• BRIEF: Go through the data below and copy it exactly, skipping every picture.

-- Begin INFORMATION SUPPLIED --

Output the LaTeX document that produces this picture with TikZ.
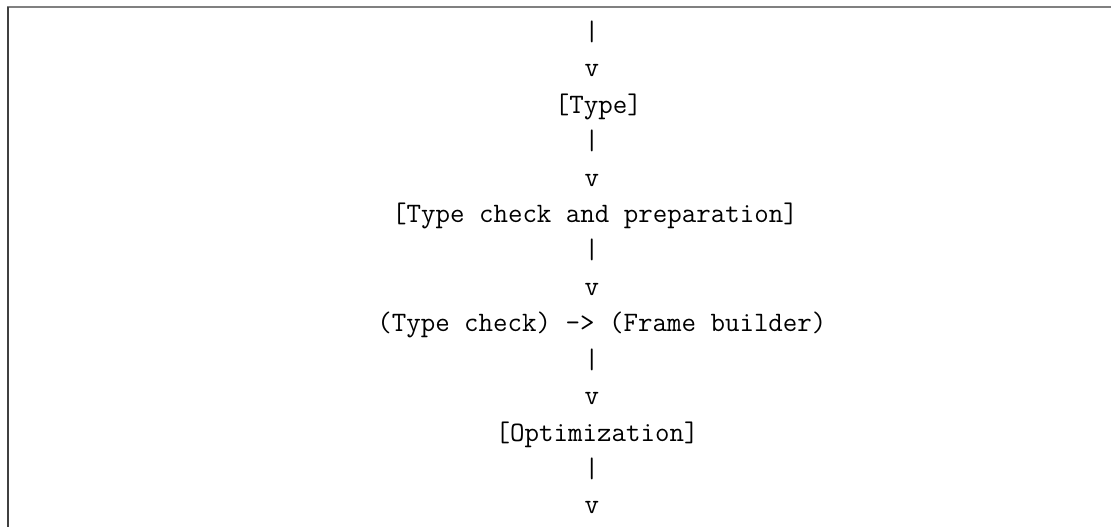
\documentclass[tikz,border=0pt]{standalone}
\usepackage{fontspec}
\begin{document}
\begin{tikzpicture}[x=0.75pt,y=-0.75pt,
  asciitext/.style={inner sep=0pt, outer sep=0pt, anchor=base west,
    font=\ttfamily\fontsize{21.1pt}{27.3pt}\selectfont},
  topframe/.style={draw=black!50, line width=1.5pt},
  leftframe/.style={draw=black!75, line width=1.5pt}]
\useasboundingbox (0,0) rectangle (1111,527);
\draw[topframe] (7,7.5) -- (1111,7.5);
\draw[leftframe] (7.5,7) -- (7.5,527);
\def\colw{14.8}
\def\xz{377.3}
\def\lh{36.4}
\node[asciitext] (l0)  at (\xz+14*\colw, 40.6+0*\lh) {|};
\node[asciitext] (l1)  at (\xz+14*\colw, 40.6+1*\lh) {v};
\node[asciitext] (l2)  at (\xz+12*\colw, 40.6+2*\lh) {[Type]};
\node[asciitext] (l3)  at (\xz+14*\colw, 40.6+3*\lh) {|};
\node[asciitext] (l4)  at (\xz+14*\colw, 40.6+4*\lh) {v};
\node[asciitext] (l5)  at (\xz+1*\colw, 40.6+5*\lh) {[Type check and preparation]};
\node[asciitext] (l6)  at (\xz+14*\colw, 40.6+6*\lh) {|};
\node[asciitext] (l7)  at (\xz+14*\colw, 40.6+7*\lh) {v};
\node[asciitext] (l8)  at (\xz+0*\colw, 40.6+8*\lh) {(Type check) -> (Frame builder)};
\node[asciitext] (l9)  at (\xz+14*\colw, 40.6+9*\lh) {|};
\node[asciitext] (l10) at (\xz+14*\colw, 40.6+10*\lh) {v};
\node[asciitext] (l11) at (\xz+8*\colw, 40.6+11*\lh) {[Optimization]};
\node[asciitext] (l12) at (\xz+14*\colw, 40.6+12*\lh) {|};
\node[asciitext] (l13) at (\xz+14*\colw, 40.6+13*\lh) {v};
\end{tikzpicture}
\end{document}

-- End INFORMATION SUPPLIED --

• THE COMPLETED TASK:
Output the LaTeX document that produces this picture with TikZ.
\documentclass[tikz,border=0pt]{standalone}
\usepackage{fontspec}
\begin{document}
\begin{tikzpicture}[x=0.75pt,y=-0.75pt,
  asciitext/.style={inner sep=0pt, outer sep=0pt, anchor=base west,
    font=\ttfamily\fontsize{21.1pt}{27.3pt}\selectfont},
  topframe/.style={draw=black!50, line width=1.5pt},
  leftframe/.style={draw=black!75, line width=1.5pt}]
\useasboundingbox (0,0) rectangle (1111,527);
\draw[topframe] (7,7.5) -- (1111,7.5);
\draw[leftframe] (7.5,7) -- (7.5,527);
\def\colw{14.8}
\def\xz{377.3}
\def\lh{36.4}
\node[asciitext] (l0)  at (\xz+14*\colw, 40.6+0*\lh) {|};
\node[asciitext] (l1)  at (\xz+14*\colw, 40.6+1*\lh) {v};
\node[asciitext] (l2)  at (\xz+12*\colw, 40.6+2*\lh) {[Type]};
\node[asciitext] (l3)  at (\xz+14*\colw, 40.6+3*\lh) {|};
\node[asciitext] (l4)  at (\xz+14*\colw, 40.6+4*\lh) {v};
\node[asciitext] (l5)  at (\xz+1*\colw, 40.6+5*\lh) {[Type check and preparation]};
\node[asciitext] (l6)  at (\xz+14*\colw, 40.6+6*\lh) {|};
\node[asciitext] (l7)  at (\xz+14*\colw, 40.6+7*\lh) {v};
\node[asciitext] (l8)  at (\xz+0*\colw, 40.6+8*\lh) {(Type check) -> (Frame builder)};
\node[asciitext] (l9)  at (\xz+14*\colw, 40.6+9*\lh) {|};
\node[asciitext] (l10) at (\xz+14*\colw, 40.6+10*\lh) {v};
\node[asciitext] (l11) at (\xz+8*\colw, 40.6+11*\lh) {[Optimization]};
\node[asciitext] (l12) at (\xz+14*\colw, 40.6+12*\lh) {|};
\node[asciitext] (l13) at (\xz+14*\colw, 40.6+13*\lh) {v};
\end{tikzpicture}
\end{document}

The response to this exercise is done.